Model for heat generation, temperature distribution and contact condition in Friction Stir Welding and Impulse Friction Stir Welding

Solid-state friction stir welding (FSW) has many advantages over conventional welding methods, including a smaller heat-affected zone, low distortion, low residual stresses, high mechanical and good fatigue properties, which make this new joining technique interesting for many industrial fields. Further improvement of the properties is possible by using impulse friction stir welding (IFSW), which was originally developed by BTU Cottbus in Germany in 2001.The heat generation in FSW and IFSW is "self-controlling" and highly dependent on the non-uniform thermomechanical conditions at the contact interface.

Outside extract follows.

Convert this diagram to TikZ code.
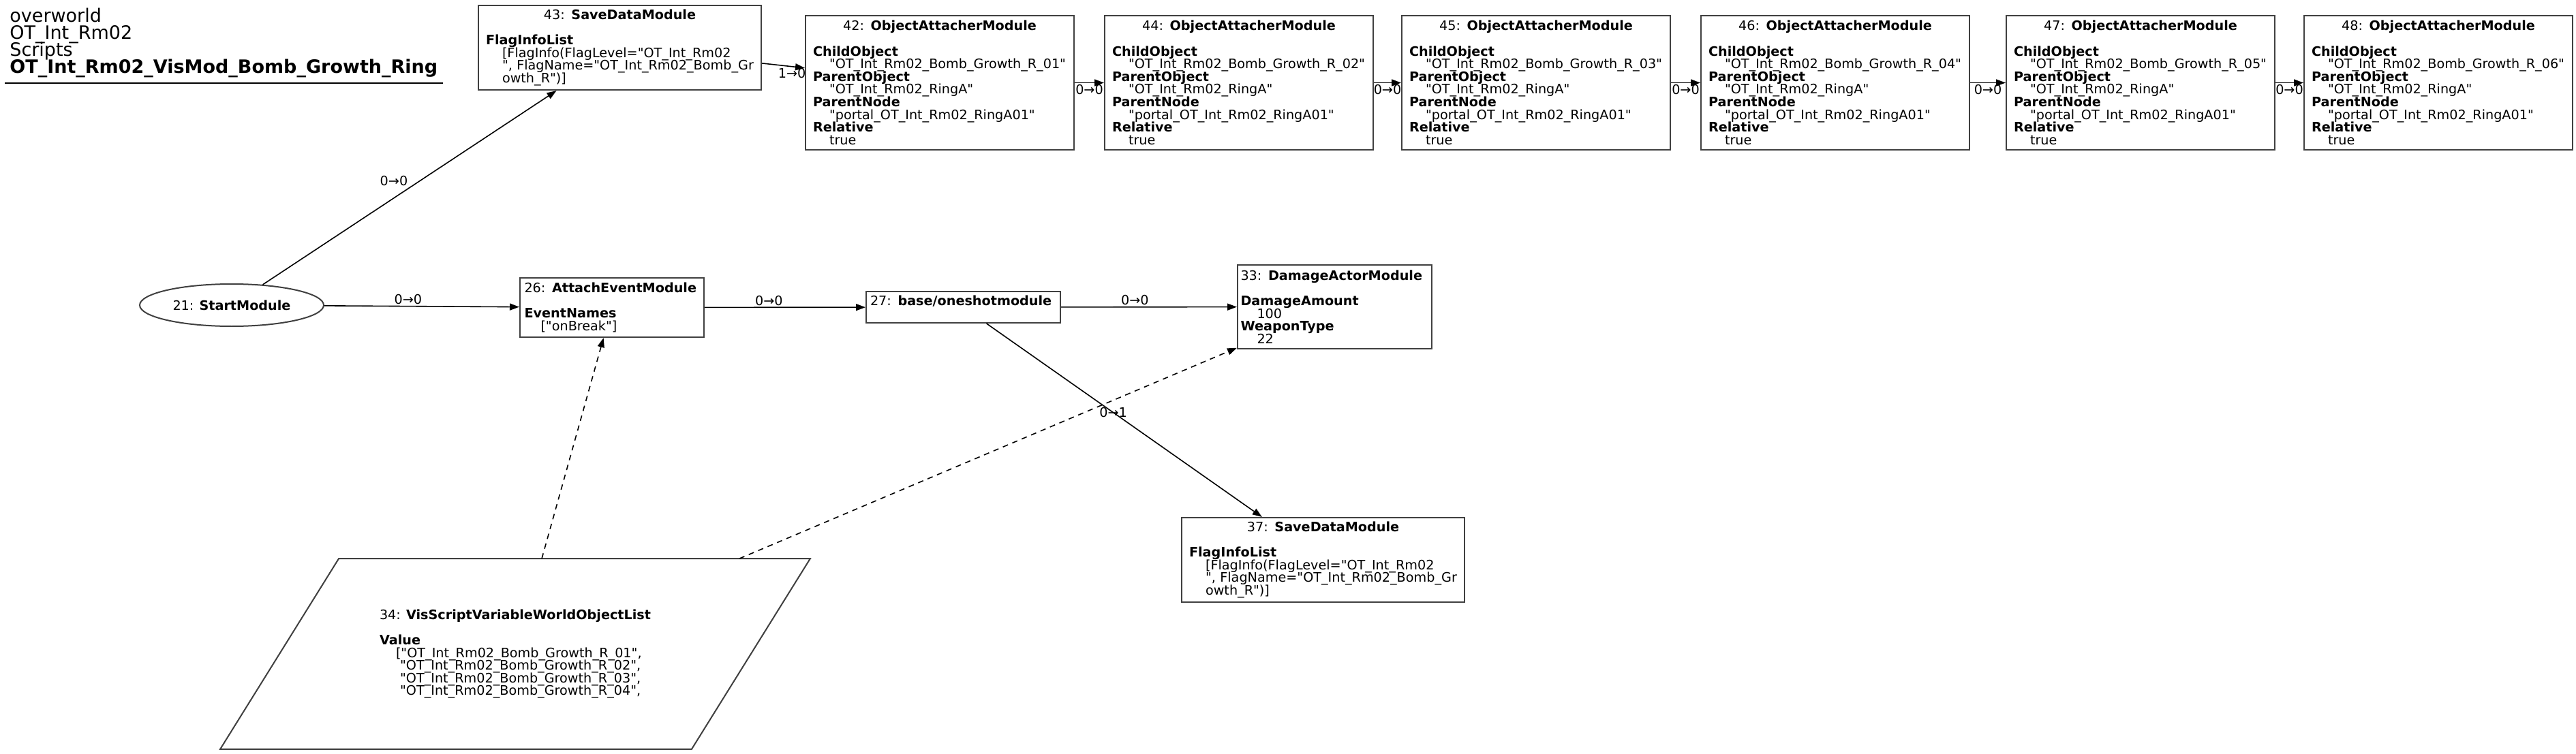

To take the influence of this self-controlling mechanism on temperature distribution into account, the coupling of the global numerical model for temperature distribution with the local numerical model for heat generation is widely applied. These models cannot be used for the simulation of all the welding stages in large, welded components due to high computational and human resource requirements. Another problem with the existing models is that the contact condition has been predefined.In the present work, a global numerical model for temperature distribution is combined with a local numerical analytical model for heat generation to simulate the temperature distribution in FSW and IFSW. The model considers the self-controlling effect of the heat generation and allows the temperature distribution in the welded parts during the entire welding process in one simulation run. The new approach enables the temperature in IFSW to be calculated due to the force-time-dependent contact interface. The contact condition is a part of the numerical solution itself and controlled by the temperature-dependent coefficient of friction and the effective area of the contact interface.